Jonah Goldberg of National Review recently shared a message from one of his readers that will blow your mind.

How Civilizations Die (An Ongoing Series)

Last week, we debated whether it was socially acceptable (i.e., is it “racist”?) to use the word “thug” for people exhibiting thuggish behavior. It was a pathetic debate given that we could strike the word from our vocabulary tomorrow and it would A) not improve the plight of the inner-city poor one iota B) within minutes we’d find a new word to replace “thug” to describe goons, gangsters cads, ruffians, bandits and bullies and C) it was clear that people wanted to debate “thug” so they didn’t have to debate the causes of thuggishness…

This sort of condescension would be instantly recognizable as itself racist if it were not for the good intentions and self-regard of the people displaying it. Still, it’s deadly. I got this email from a reader who liked my column (they exist too):

Hi Jonah,

I enjoyed reading your culture column. It all makes a lot of sense.

I work at a community college. I’m not on the faculty (thank God for that!), but I do know a lot of faculty.
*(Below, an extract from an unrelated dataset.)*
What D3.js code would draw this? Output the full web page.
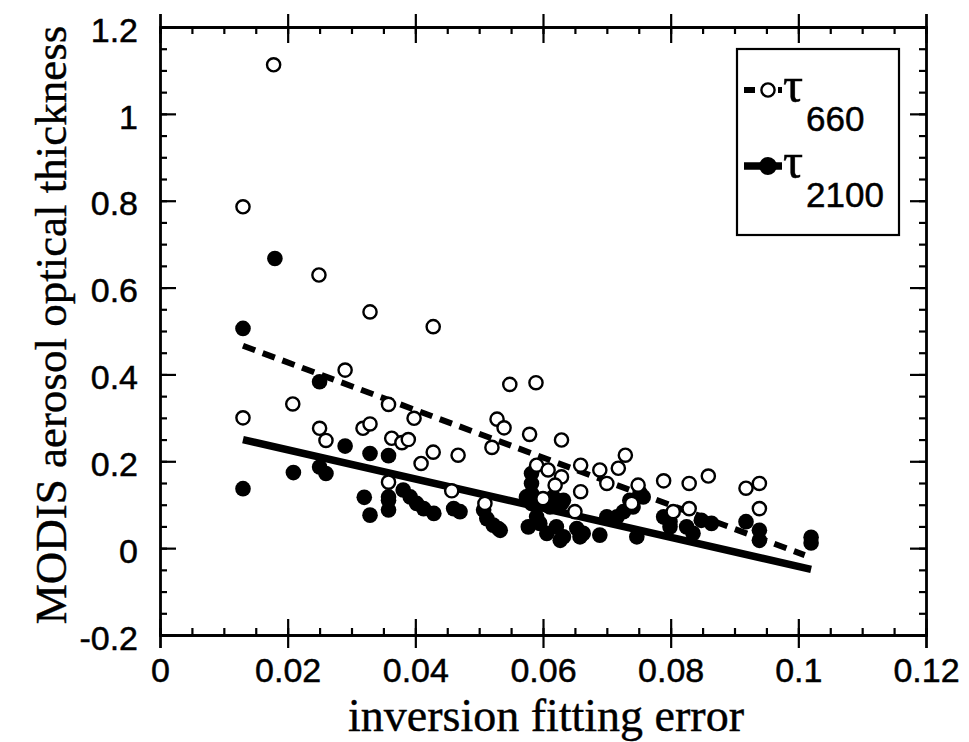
<!DOCTYPE html>
<html>
<head>
	<meta charset="utf-8">
	<title>MODIS aerosol optical thickness vs inversion fitting error</title>
	<script src="https://cdn.jsdelivr.net/npm/d3@7"></script>
	<style>
		html, body { margin: 0; padding: 0; background: #fff; }
		svg { display: block; }
		.tick text { font-family: "Liberation Sans", Arial, sans-serif; font-size: 34px; fill: #000; stroke: #000; stroke-width: 0.5px; }
		.domain { stroke: #000; stroke-width: 2.4px; }
		.tick line { stroke: #000; stroke-width: 2.2px; }
		.title { font-family: "Liberation Serif", "Times New Roman", serif; fill: #000; stroke: #000; stroke-width: 0.4px; }
	</style>
</head>
<body>
<div id="chart"></div>
<script>
// open circles: tau 660 nm  [fitting error, optical thickness]
var tau660 = [
	[0.0178,1.113],[0.013,0.786],[0.0249,0.629],[0.0329,0.544],[0.0428,0.510],
	[0.029,0.41],[0.0208,0.332],[0.013,0.30],[0.025,0.276],[0.026,0.248],
	[0.0318,0.276],[0.0329,0.286],[0.0358,0.331],[0.0363,0.253],[0.0379,0.243],
	[0.0389,0.250],[0.0398,0.299],[0.0428,0.221],[0.0409,0.195],[0.0358,0.152],
	[0.0467,0.214],[0.0457,0.132],[0.0548,0.377],[0.0589,0.381],[0.0528,0.297],
	[0.0539,0.277],[0.0579,0.262],[0.0629,0.249],[0.052,0.232],[0.0729,0.214],
	[0.0659,0.191],[0.0689,0.18],[0.0718,0.184],[0.0789,0.155],[0.0829,0.149],
	[0.0859,0.166],[0.0918,0.138],[0.0939,0.149],[0.0939,0.091],[0.0829,0.091],
	[0.0804,0.084],[0.059,0.191],[0.0608,0.18],[0.0629,0.164],[0.0619,0.145],
	[0.0659,0.13],[0.0749,0.145],[0.070,0.149],[0.0739,0.103],[0.0509,0.103],
	[0.060,0.114],[0.065,0.084]
];
// filled circles: tau 2100 nm
var tau2100 = [
	[0.013,0.506],[0.018,0.667],[0.025,0.383],[0.013,0.137],[0.0209,0.174],
	[0.025,0.187],[0.026,0.172],[0.029,0.235],[0.0329,0.218],[0.0358,0.213],
	[0.032,0.117],[0.0329,0.076],[0.0358,0.118],[0.0358,0.088],[0.0358,0.110],
	[0.0381,0.134],[0.0392,0.118],[0.0402,0.103],[0.0413,0.091],[0.0429,0.080],
	[0.046,0.091],[0.047,0.084],[0.0507,0.088],[0.0512,0.068],[0.0522,0.053],
	[0.053,0.045],[0.0533,0.041],[0.0582,0.172],[0.0582,0.149],[0.0582,0.126],
	[0.0582,0.103],[0.059,0.072],[0.0577,0.049],[0.0574,0.118],[0.0595,0.057],
	[0.0606,0.034],[0.0611,0.095],[0.0616,0.118],[0.0629,0.103],[0.0632,0.110],
	[0.0621,0.049],[0.0632,0.026],[0.0627,0.018],[0.0653,0.045],[0.0658,0.026],
	[0.0663,0.034],[0.0689,0.030],[0.070,0.072],[0.0716,0.072],[0.0726,0.084],
	[0.0736,0.110],[0.0741,0.095],[0.0757,0.118],[0.0752,0.127],[0.0747,0.026],
	[0.0789,0.072],[0.0799,0.061],[0.0799,0.049],[0.0825,0.049],[0.0835,0.034],
	[0.0848,0.064],[0.0864,0.057],[0.0918,0.061],[0.0939,0.041],[0.0939,0.018],
	[0.102,0.025],[0.102,0.012]
];
// linear fits (end points)
var fit660 = [[0.013,0.466],[0.101,-0.016]];
var fit2100 = [[0.013,0.250],[0.102,-0.049]];

var xTicks = [0, 0.02, 0.04, 0.06, 0.08, 0.1, 0.12];
var yTicks = [-0.2, 0, 0.2, 0.4, 0.6, 0.8, 1, 1.2];
var xMinor = d3.range(0, 0.1201, 0.005);
var yMinor = d3.range(-0.2, 1.2001, 0.05);

var W = 969, H = 742;
var svg = d3.select('#chart').append('svg').attr('width', W).attr('height', H);

var x = d3.scaleLinear().domain([0, 0.12]).range([160, 926]);
var y = d3.scaleLinear().domain([-0.2, 1.2]).range([635, 27]);

// plain hyphen for negatives, as on the original
function fmt(d) { return d === 0 ? '0' : String(+d.toFixed(2)); }

// minor ticks, all four sides, inward
svg.append('g').attr('transform', 'translate(0,' + y(-0.2) + ')')
	.call(d3.axisBottom(x).tickValues(xMinor).tickSize(-7).tickFormat(''));
svg.append('g').attr('transform', 'translate(0,' + y(1.2) + ')')
	.call(d3.axisTop(x).tickValues(xMinor).tickSize(-7).tickFormat(''));
svg.append('g').attr('transform', 'translate(' + x(0) + ',0)')
	.call(d3.axisLeft(y).tickValues(yMinor).tickSize(-7).tickFormat(''));
svg.append('g').attr('transform', 'translate(' + x(0.12) + ',0)')
	.call(d3.axisRight(y).tickValues(yMinor).tickSize(-7).tickFormat(''));

// major x ticks cross the frame
svg.append('g').attr('transform', 'translate(0,' + y(-0.2) + ')')
	.call(d3.axisBottom(x).tickValues(xTicks).tickSize(13).tickFormat(''));
svg.append('g').attr('transform', 'translate(0,' + y(1.2) + ')')
	.call(d3.axisTop(x).tickValues(xTicks).tickSize(13).tickFormat(''));

var xb = svg.append('g').attr('transform', 'translate(0,' + y(-0.2) + ')')
	.call(d3.axisBottom(x).tickValues(xTicks).tickSizeInner(-16).tickSizeOuter(0).tickFormat(fmt));
xb.selectAll('.tick text').attr('y', 23).attr('dy', '0.71em');
svg.append('g').attr('transform', 'translate(0,' + y(1.2) + ')')
	.call(d3.axisTop(x).tickValues(xTicks).tickSizeInner(-16).tickSizeOuter(0).tickFormat(''));
var yl = svg.append('g').attr('transform', 'translate(' + x(0) + ',0)')
	.call(d3.axisLeft(y).tickValues(yTicks).tickSizeInner(-16).tickSizeOuter(0).tickFormat(fmt));
yl.selectAll('.tick text').attr('x', -22).attr('dy', '0.42em');
svg.append('g').attr('transform', 'translate(' + x(0.12) + ',0)')
	.call(d3.axisRight(y).tickValues(yTicks).tickSizeInner(-16).tickSizeOuter(0).tickFormat(''));

svg.selectAll('.tick text').attr('fill', '#000');

// fit lines
var line = d3.line().x(function(d) { return x(d[0]); }).y(function(d) { return y(d[1]); });
svg.append('path').datum(fit2100).attr('d', line)
	.attr('fill', 'none').attr('stroke', '#000').attr('stroke-width', 7.5);
svg.append('path').datum(fit660).attr('d', line)
	.attr('fill', 'none').attr('stroke', '#000').attr('stroke-width', 6)
	.attr('stroke-dasharray', '13,8');

// points
svg.append('g').selectAll('circle').data(tau2100).enter().append('circle')
	.attr('cx', function(d) { return x(d[0]); })
	.attr('cy', function(d) { return y(d[1]); })
	.attr('r', 7.8).attr('fill', '#000');
svg.append('g').selectAll('circle').data(tau660).enter().append('circle')
	.attr('cx', function(d) { return x(d[0]); })
	.attr('cy', function(d) { return y(d[1]); })
	.attr('r', 6.6).attr('fill', '#fff').attr('stroke', '#000').attr('stroke-width', 2.4);

// axis titles
svg.append('text').attr('class', 'title')
	.attr('x', 546).attr('y', 731).attr('text-anchor', 'middle')
	.style('font-size', '46px').text('inversion fitting error');
svg.append('text').attr('class', 'title')
	.attr('transform', 'translate(66,325) rotate(-90)').attr('text-anchor', 'middle')
	.style('font-size', '45px').text('MODIS aerosol optical thickness');

// legend
var lg = svg.append('g');
lg.append('rect').attr('x', 737).attr('y', 49).attr('width', 162).attr('height', 186)
	.attr('fill', '#fff').attr('stroke', '#000').attr('stroke-width', 2.2);
var items = [
	{ sub: '660', dash: '11,6', w: 6, y: 90, filled: false },
	{ sub: '2100', dash: null, w: 7.5, y: 166, filled: true }
];
items.forEach(function(it) {
	lg.append('line').attr('x1', 744).attr('x2', 782).attr('y1', it.y).attr('y2', it.y)
		.attr('stroke', '#000').attr('stroke-width', it.w).attr('stroke-dasharray', it.dash);
	lg.append('circle').attr('cx', 768).attr('cy', it.y).attr('r', it.filled ? 7.8 : 6.6)
		.attr('fill', it.filled ? '#000' : '#fff').attr('stroke', '#000').attr('stroke-width', 2.4);
	lg.append('text').attr('x', 783).attr('y', it.y + 12)
		.style('font-family', '"Liberation Serif", serif').style('font-size', '50px')
		.style('stroke', '#000').style('stroke-width', '0.5px').text('\u03c4');
	lg.append('text').attr('x', 806).attr('y', it.y + 41)
		.style('font-family', '"Liberation Sans", Arial, sans-serif').style('font-size', '35px')
		.style('stroke', '#000').style('stroke-width', '0.5px').text(it.sub);
});
</script>
</body>
</html>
I heard something very disturbing yesterday.

One of our faculty who teaches Composition I and II will not grade on grammar. She thinks that’s immoral. You see, correctly written and spoken English is the language of the rich and powerful. I’m not sure where the argument goes from there. It makes no sense to me.

If I’m sending a teen off to Japan to make their way in that society, would I send them there with no knowledge of the language or the broader cultural differences?

How are any of these students supposed to be upwardly mobile if they’re not fluent in the “language of the rich and powerful?”

I just can’t believe it – grammar is a social justice issue. It doesn’t help that a lot of what I do is editing. The things I have to correct in faculty submissions… oy.